One paradox of these poems is the way Hughes manages a deft and powerful critique of the world, while celebrating it: “all that can’t be said…./ the bodies, the dreams, the shattered stars flowing down / to where the river weaves the mustn’t tell with the imagined, / the unseen, the unheard, the fragile….” (“If the River”).

And the epigraphs! This one, amid others:

If there is a world, let me be in it.
Let fires arise and pass…
Let the old hopes be made new.
Let stacks of clouds blacken if they have to
but never let the people in this town go hungry….
If there is a world where we feel very little,
let it not be our world.

Joanna KlinkExcerpts from a Secret Prophecy

It was difficult to choose just one poem to share. But I think this one:

Against Apocalypse

No more crying over spilt milk, turned wine, over rain
that won’t fall, over calendar pages leafing in the wind

as decades blow past, wind that once lifted tenderly
each blade of grass now taking down towns.

Meanwhile, the earth spins on her axis, day and night arrive
on schedule, but seasons on strike, certainties flown

with the birds, ocean lapping, hungry at the shore.
Why do so few say it: the end of the world at hand. 

Still we post photos of risotto, take selfies
at the beach of our bodies buried in the sand.

We hunker down with YouTube, binge
on Netflix, take up Zumba.
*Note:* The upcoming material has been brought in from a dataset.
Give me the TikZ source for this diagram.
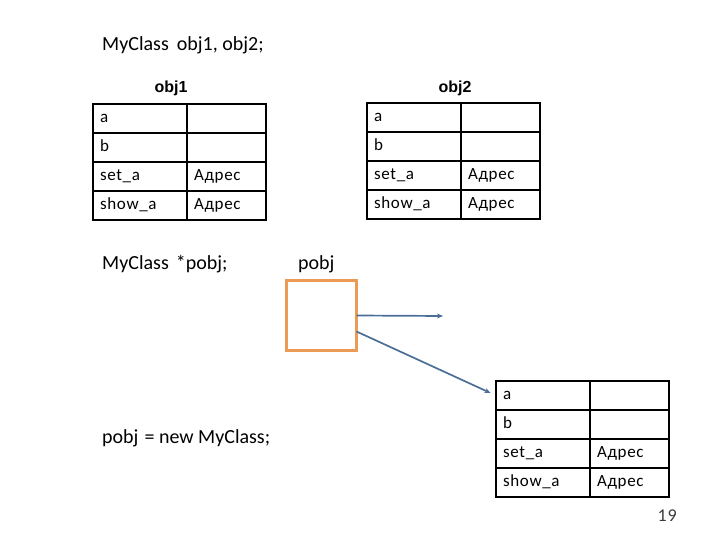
\documentclass[tikz,border=0pt]{standalone}
\usepackage{fontspec}
\setmainfont{Carlito}
\newfontfamily\arialf{Liberation Sans}
\newfontfamily\cellf[LetterSpace=4]{Carlito}
\usetikzlibrary{arrows.meta,calc}
\definecolor{boxorange}{RGB}{235,155,85}
\definecolor{arrowblue}{RGB}{74,110,150}
\definecolor{pagegray}{RGB}{60,60,60}
\newcommand\objtbl[3]{%
  \foreach \n/\t/\v [count=\i from 0] in {a/a/{},b/b/{},s/set\_a/Адрес,h/show\_a/Адрес} {
    \node[cell, text width=80pt] (#1\n1) at (#2, {#3+29*\i}) {\t};
    \node[cell, text width=65pt] (#1\n2) at ({#2+94}, {#3+29*\i}) {\v};
  }%
}
\begin{document}
\begin{tikzpicture}[x=1pt,y=-1pt,
  cell/.style={draw, line width=2.2pt, outer sep=0pt, minimum height=29pt,
    inner ysep=0pt, inner xsep=7pt, text height=12pt, text depth=4pt,
    align=left, font=\cellf\fontsize{17}{20}\selectfont, anchor=north west},
  code/.style={anchor=base west, inner sep=0pt, font=\fontsize{20}{24}\selectfont},
  objlbl/.style={anchor=base, inner sep=0pt, font=\arialf\bfseries\fontsize{16}{19}\selectfont},
  ptr/.style={draw=arrowblue, line width=1.7pt, -{Stealth[length=6pt,width=5pt]}}]
\useasboundingbox (0,0) rectangle (720,540);

\node[code] (decl) at (102,51) {MyClass\hspace{8pt}obj1, obj2;};
\node[objlbl] (lbl1) at (171,93) {obj1};
\node[objlbl] (lbl2) at (455,93) {obj2};

\objtbl{t}{93}{104}
\objtbl{u}{367}{103}
\objtbl{v}{496}{381}

\node[code] (pdecl) at (102,269) {MyClass\hspace{7pt}*pobj;};
\node[code] (plbl) at (298,269) {pobj};
\node[code] (pnew) at (102,443) {pobj\hspace{6pt}= new MyClass;};

\node[draw=boxorange, line width=3pt, minimum width=70pt, minimum height=70pt,
  inner sep=0pt, outer sep=0pt] (pobj) at (321.5,315.5) {};

\coordinate (free) at (443,316);
\draw[ptr] (pobj.east) -- (free);
\draw[ptr, shorten >=6pt] ($(pobj.east)+(0,16)$) -- (va1.west);

\node[anchor=base east, inner sep=0pt, text=pagegray, font=\fontsize{18}{21}\selectfont] (pnum) at (677,521) {1\kern1pt 9};
\end{tikzpicture}
\end{document}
Meanwhile

politicians lead us like lemmings for the cliffs,
while the rest freeze in future’s brights.

Meanwhile, the earth keeps spinning. Sun rises & sets.
Civilizations come & go. We won’t be the first,

though we may be the last. But remember your neighbor,
who showed up with a pot of chicken soup, still steaming,

the day you lost power. Another who shoveled you out,
drove you to the ferry in his battered four-wheel drive.

Who knows what’s ahead: fast burn or slow freeze,
asteroids, black holes, exploding galaxies?

If someday none of us can see the sun,
remember this: the world you want to inhabit.

I’m so glad to be in the world amid these poets and these books. Thank you for reading along with me.